Quelle tradition, Monsieur Legault?

« La tradition catholique, il faut s’en souvenir. Ça fait partie de ce qu’on est », a récemment déclaré le premier ministre en entrevue au Devoir. Selon François Legault, il ne « faut pas être gênés » d’évoquer cette tradition, dont les Québécois devraient être fiers.
Alors qu’il contemplait Notre-Dame de Paris des hauteurs du centre Georges-Pompidou, le premier ministre a estimé que « cette cathédrale veut dire beaucoup pour nos deux nations. Même si nos deux nations ont choisi la laïcité, il reste quand même quelque chose de cette tradition catholique ».
Eh oui, Monsieur Legault, il reste quelque chose de cette tradition catholique.
Il reste vous savez quoi ? Des relents de paternalisme, des odeurs de curé contrôlant sa paroisse et les mœurs de ses ouailles, quelque chose comme un idéal de troupeau uni derrière son berger. Aujourd’hui, Monsieur Legault, je trouve que vous jouez pas mal fort au berger. Pendant la COVID-19, votre paternalisme a pu être rassurant, et on s’est serré les coudes devant les difficultés. Mais ce temps où vous surplombiez la situation est terminé et on ne retournera pas à cette unité éphémère.
De qui, de quoi parlez-vous quand vous dites « notre Québec » ? Le Québec appartient à ceux et celles qui y vivent, qu’ils soient ici depuis un an ou cent ans. Nous ne sommes pas tous pareils ni tous d’accord. La souche québécoise est une illusion. Si vous parlez de la tradition catholique, faites-le avec un grain de sel, car beaucoup de Québécois dits de souche en ont souffert amèrement.
Comme mon grand-père, excommunié parce qu’il prônait l’école obligatoire jusqu’à 14 ans… Comme ma mère, comme les générations de femmes qui ont élevé des familles à n’en plus finir parce que le curé leur dictait de faire leur devoir conjugal et leur interdisait la contraception. Comme la honte et le rejet infligés aux « filles-mères », comme on les appelait.
Je n’en dis pas plus. Je conviens que l’Église catholique a véhiculé des courants spirituels appréciables, mais dans l’ensemble, le dernier siècle du catholicisme (1850-1950) a été d’une étroitesse étouffante. Refusant les étrangers, les Anglais, les juifs, les protestants, les non-catholiques, prêchant la pauvreté et l’ignorance, le clergé a façonné un ghetto québécois privé de la richesse des immigrants, des autres cultures, des autres façons de vivre. On y respirait un air de sacristie.

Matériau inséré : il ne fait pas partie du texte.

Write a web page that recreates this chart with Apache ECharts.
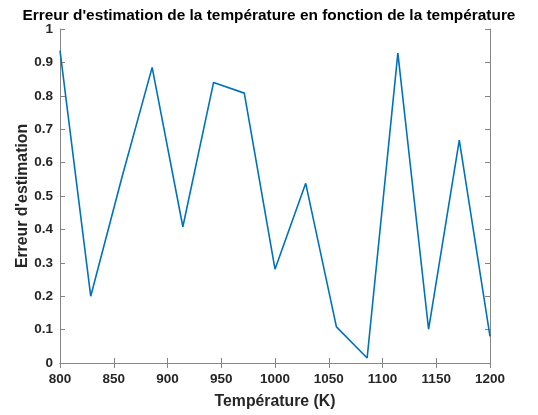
<!DOCTYPE html>
<html>
<head>
<meta charset="utf-8">
<script src="https://cdn.jsdelivr.net/npm/echarts@6/dist/echarts.min.js"></script>
<style>
  html, body { margin: 0; padding: 0; background: #fff; }
  #chart { width: 538px; height: 415px; }
</style>
</head>
<body>
<div id="chart"></div>
<script>
// Temperature samples (K) and estimation error at each one
const temperatures = [800, 828.57, 857.14, 885.71, 914.29, 942.86, 971.43, 1000,
                      1028.57, 1057.14, 1085.71, 1114.29, 1142.86, 1171.43, 1200];
const errors = [0.935, 0.2, 0.55, 0.885, 0.408, 0.84, 0.808, 0.281,
                0.538, 0.108, 0.015, 0.928, 0.101, 0.667, 0.08];

const xTicks = [800, 850, 900, 950, 1000, 1050, 1100, 1150, 1200];
const yTicks = [0, 0.1, 0.2, 0.3, 0.4, 0.5, 0.6, 0.7, 0.8, 0.9, 1];

const titleText = "Erreur d'estimation de la température en fonction de la température";
const xName = 'Température (K)';
const yName = "Erreur d'estimation";

const FONT = '"Liberation Sans", Arial, Helvetica, sans-serif';
const boxColor = '#858585';
const labelColor = '#262626';

const points = temperatures.map((t, i) => [t, errors[i]]);

function axisBase(extra) {
  return Object.assign({
    axisLine: { show: true, lineStyle: { color: boxColor, width: 1 } },
    axisTick: { show: true, inside: true, length: 5, lineStyle: { color: boxColor, width: 1 } },
    splitLine: { show: false }
  }, extra);
}

const chart = echarts.init(document.getElementById('chart'), null, { renderer: 'canvas' });
chart.setOption({
  animation: false,
  backgroundColor: '#ffffff',
  title: {
    text: titleText,
    left: 'center',
    top: 3,
    textStyle: { fontFamily: FONT, fontSize: 15.4, fontWeight: 'bold', color: '#000000' }
  },
  grid: { left: 60, right: 48, top: 29, bottom: 51, containLabel: false },
  xAxis: [
    axisBase({
      type: 'value', position: 'bottom',
      min: xTicks[0], max: xTicks[xTicks.length - 1], interval: 50,
      name: xName, nameLocation: 'middle', nameGap: 31, nameMoveOverlap: false,
      nameTextStyle: { fontFamily: FONT, fontSize: 15.8, fontWeight: 'bold', color: labelColor },
      axisLabel: { fontFamily: FONT, fontSize: 13.5, fontWeight: 'bold', color: labelColor, margin: 9,
                   formatter: v => String(v) }
    }),
    axisBase({
      type: 'value', position: 'top',
      min: xTicks[0], max: xTicks[xTicks.length - 1], interval: 50,
      axisLabel: { show: false }
    })
  ],
  yAxis: [
    axisBase({
      type: 'value', position: 'left',
      min: yTicks[0], max: yTicks[yTicks.length - 1], interval: 0.1,
      name: yName, nameLocation: 'middle', nameGap: 29, nameMoveOverlap: false,
      nameTextStyle: { fontFamily: FONT, fontSize: 15.8, fontWeight: 'bold', color: labelColor },
      axisLabel: { fontFamily: FONT, fontSize: 13.5, fontWeight: 'bold', color: labelColor, margin: 7,
                   formatter: v => String(Math.round(v * 10) / 10) }
    }),
    axisBase({
      type: 'value', position: 'right',
      min: yTicks[0], max: yTicks[yTicks.length - 1], interval: 0.1,
      axisLabel: { show: false }
    })
  ],
  series: [{
    type: 'line',
    xAxisIndex: 0,
    yAxisIndex: 0,
    data: points,
    showSymbol: false,
    lineStyle: { color: '#0072BD', width: 1.6 },
    clip: true
  }]
});
</script>
</body>
</html>
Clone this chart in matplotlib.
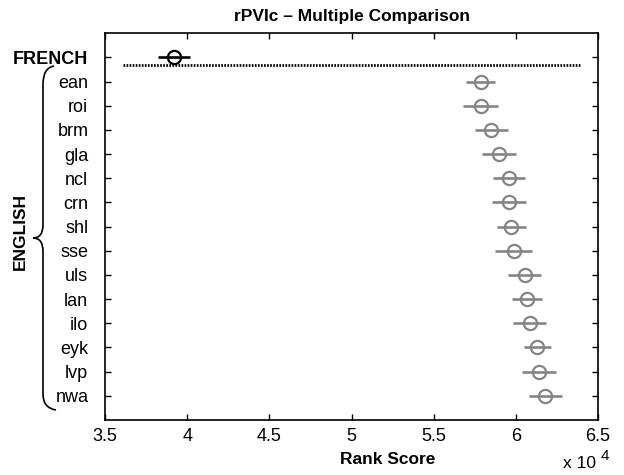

Est-ce que c’est là que vous voulez retourner, avec votre tradition catholique ?
Nous avons créé de nouvelles traditions d’ouverture, d’accueil, de création et de dynamisme depuis les années 1960. Elles ne sont pas catholiques, et elles ne sont pas intolérantes. Ne recommencez pas à bâtir des murs d’orthodoxie, de valeurs québécoises, de protection, d’interdictions, de pouvoir mâle. En fait, vous avez déjà recommencé. Alors, stop ! Votre laïcité intolérante ressemble trop à la religion que nous avons laissée derrière.
Reprenez plutôt le fil généreux et solidaire d’une (imparfaite) Révolution tranquille, que la droitisation néolibérale des 40 dernières années s’acharne à tailler en pièces.